Resenha | Opus
O mangá Opus começa no capítulo 24 da parte 3 de Resonance. Uma mulher está apontando uma arma para a própria mãe quando, de repente, a cara desta começa a derreter, revelando ser o vilão mascarado.
Calma. Respira. Do que diabos estamos falando? Na verdade, Resonance é o mangá que o protagonista de Opus está prestes a finalizar. O artista Nagai quer dar um desfecho X, porém seu editor gostaria do final Y. A partir daí, uma série de acontecimentos bizarros tomarão a vida de Nagai, pois a realidade se juntará à ficção que ele mesmo criou!
A obra é uma aula de metalinguagem, e Satoshi Kon esbanja genialidade nesse aspecto. O saudoso mestre Kon mostra os embates internos de um artista em relação à própria obra, além de deixar muito claro que forças externas podem simplesmente encerrar uma obra de forma abrupta. E quanto mais você avança nos dois volumes do mangá, compostos de 20 capítulos no total, por vezes esquecemos o que é realidade e o que é ficção.
Nagai encontrará seus próprios personagens, e estes acabarão se rebelando contra o roteiro já escrito. Daí teremos o início da fusão entre realidade e ficção, e o termo “furos de roteiro” ganhará um novo significado para todos nós (leia para descobrir do que estou falando). É realmente incrível a sagacidade de Kon ao trazer tantas alegorias e loucuras para retratar algo extremamente real: a dificuldade de um artista conceber uma obra e ter controle sobre ela. No caso de Nagai, a força externa é seu editor. Para os personagens de Resonance, essa força externa é o próprio Nagai. E agora as criaturas encontram seu criador e juntos tentarão mudar os rumos do roteiro. Ou será que não?

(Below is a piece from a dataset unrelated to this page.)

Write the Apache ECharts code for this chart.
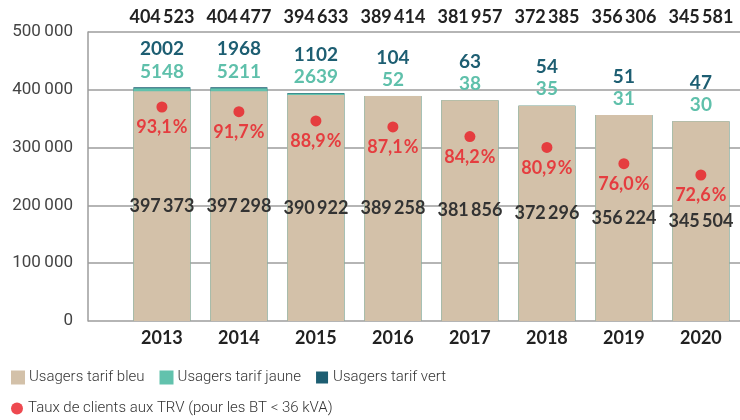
<!DOCTYPE html>
<html>
<head>
<meta charset="utf-8">
<script src="https://cdn.jsdelivr.net/npm/echarts@6/dist/echarts.min.js"></script>
<style>
  html, body { margin: 0; background: #fff; }
  #chart { width: 740px; height: 420px; }
</style>
</head>
<body>
<div id="chart"></div>
<script>
// données
const years = ["2013", "2014", "2015", "2016", "2017", "2018", "2019", "2020"];
const bleu = [397373, 397298, 390922, 389258, 381856, 372296, 356224, 345504];
const jaune = [5148, 5211, 2639, 52, 38, 35, 31, 30];
const vert = [2002, 1968, 1102, 104, 63, 54, 51, 47];
const totals = [404523, 404477, 394633, 389414, 381957, 372385, 356306, 345581];
const tauxTRV = [93.1, 91.7, 88.9, 87.1, 84.2, 80.9, 76.0, 72.6];

const idx = years.map((_, i) => i);

// cumuls pour empiler les barres (superposées)
const cumJaune = bleu.map((v, i) => v + jaune[i]);
const cumVert = cumJaune.map((v, i) => v + vert[i]);

// séparateur de milliers fin (format français)
const fmt = (n) =>
  n >= 10000 ? String(n).replace(/\B(?=(\d{3})+(?!\d))/g, "\u2009") : String(n);
const fmtPct = (p) => p.toFixed(1).replace(".", ",") + "\u200a%";

const boldFont = "Lato, 'Open Sans', sans-serif";
const legendFont = "Roboto, sans-serif";
const xRange = { min: -0.96, max: 7.508 };

const colBleu = "#d3c1a9";
const colJaune = "#62c2ad";
const colVert = "#1d5e72";
const colRouge = "#ea1c24";

const chart = echarts.init(document.getElementById("chart"));

const legendText = {
  fontFamily: legendFont,
  fontWeight: 300,
  fontSize: 15,
  color: "#333",
};

chart.setOption({
  animation: false,
  grid: { left: 88, right: 0, top: 32, bottom: 99 },
  legend: [
    {
      data: ["Usagers tarif bleu", "Usagers tarif jaune", "Usagers tarif vert"],
      left: 6,
      top: 365,
      icon: "rect",
      itemWidth: 12,
      itemHeight: 12,
      itemGap: 15,
      textStyle: legendText,
    },
    {
      data: ["Taux de clients aux TRV (pour les BT < 36 kVA)"],
      left: 6,
      top: 396,
      icon: "circle",
      itemWidth: 12,
      itemHeight: 12,
      textStyle: legendText,
    },
  ],
  xAxis: [
    {
      type: "value",
      ...xRange,
      position: "bottom",
      axisLine: { show: false },
      axisTick: { show: false },
      splitLine: { show: false },
      axisLabel: {
        customValues: idx,
        formatter: (v) => years[v],
        margin: 8,
        fontFamily: boldFont,
        fontWeight: "bold",
        fontSize: 18,
        color: "#222",
      },
    },
    {
      // totaux au-dessus du graphique
      type: "value",
      ...xRange,
      position: "top",
      axisLine: { show: false },
      axisTick: { show: false },
      splitLine: { show: false },
      axisLabel: {
        customValues: idx,
        formatter: (v) => fmt(totals[v]),
        margin: 6,
        fontFamily: boldFont,
        fontWeight: "bold",
        fontSize: 18,
        color: "#222",
      },
    },
  ],
  yAxis: [
    {
      type: "value",
      min: 0,
      max: 500000,
      interval: 100000,
      axisLine: { show: true, onZero: false, lineStyle: { color: "#9c9c9c", width: 1.5 } },
      axisTick: { show: false },
      splitLine: { lineStyle: { color: "#9c9c9c", width: 1.5 } },
      axisLabel: {
        formatter: (v) => fmt(v),
        margin: 15,
        fontFamily: "Roboto, sans-serif",
        fontSize: 17,
        color: "#444",
      },
    },
    {
      // axe caché pour les taux
      type: "value",
      min: 28.6,
      max: 115.7,
      show: false,
      splitLine: { show: false },
    },
  ],
  series: [
    {
      name: "Usagers tarif vert",
      type: "bar",
      barWidth: 57,
      barGap: "-100%",
      data: cumVert.map((v, i) => [i, v]),
      itemStyle: { color: colVert },
      label: {
        show: true,
        position: "top",
        distance: 29,
        formatter: (p) => fmt(vert[p.dataIndex]),
        fontFamily: boldFont,
        fontWeight: "bold",
        fontSize: 19,
        color: colVert,
      },
    },
    {
      name: "Usagers tarif jaune",
      type: "bar",
      barWidth: 57,
      barGap: "-100%",
      data: cumJaune.map((v, i) => [i, v]),
      itemStyle: { color: colJaune, borderColor: colJaune, borderWidth: 1 },
      label: {
        show: true,
        position: "top",
        distance: 7,
        formatter: (p) => fmt(jaune[p.dataIndex]),
        fontFamily: boldFont,
        fontWeight: "bold",
        fontSize: 19,
        color: "#5fc0ab",
      },
    },
    {
      name: "Usagers tarif bleu",
      type: "bar",
      barWidth: 57,
      barGap: "-100%",
      data: bleu.map((v, i) => [i, v]),
      itemStyle: { color: colBleu, borderColor: colBleu, borderWidth: 1.5 },
      label: {
        show: true,
        position: "inside",
        formatter: (p) => fmt(bleu[p.dataIndex]),
        fontFamily: boldFont,
        fontWeight: "bold",
        fontSize: 18,
        color: "#333",
      },
    },
    {
      name: "Taux de clients aux TRV (pour les BT < 36 kVA)",
      type: "scatter",
      yAxisIndex: 1,
      symbolSize: 11,
      data: tauxTRV.map((v, i) => [i, v]),
      itemStyle: { color: colRouge },
      label: {
        show: true,
        position: "bottom",
        distance: 6,
        formatter: (p) => fmtPct(p.value[1]),
        fontFamily: boldFont,
        fontWeight: "bold",
        fontSize: 18,
        color: colRouge,
      },
    },
  ],
});
</script>
</body>
</html>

Talvez o ponto mais genial desta obra seja a casualidade que envolve a criação do final. O último capítulo da obra não foi finalizado pelo autor. Isso mesmo, Opus tem o mesmo problema de Resonance. “Então estamos diante de um mangá sem final?”, você pergunta. Felizmente, não. A editora, ao publicar o mangá, teve acesso ao rascunho do capítulo final, e este pode ser conferido na íntegra aqui. Interessante que mantiveram o material 100% original, com a arte quase toda em lápis. Eu custo a acreditar que isso não foi uma jogada de mestre de Kon, pois conversa de forma perfeita com Opus. Basta notar que no primeiro capítulo Nagai entrega o capítulo final em rascunho. E agora, o próprio autor de Opus só possui o final do mangá em rascunho…
Intencional ou não, Opus é uma obra fascinante que brinca com a própria realidade e retrata uma espécie de bastidores da alma de um artista. Satoshi Kon é um mestre imortal que merece ser apreciado sempre (assista a Perfect Blue e Paprika para notar algumas ideias que diretores de Holywood “pegaram emprestado”, só para citar dois exemplos). Pena que a Editora Panini não deu um tratamento melhor a edição brasileira. Uma obra desse calibre merecia, pelo menos, páginas com papel de melhor qualidade, que é o caso das páginas coloridas que abrem o volume 1. Vencido esse pequeno obstáculo, Opus é um grande mangá que merece pertencer à sua estante.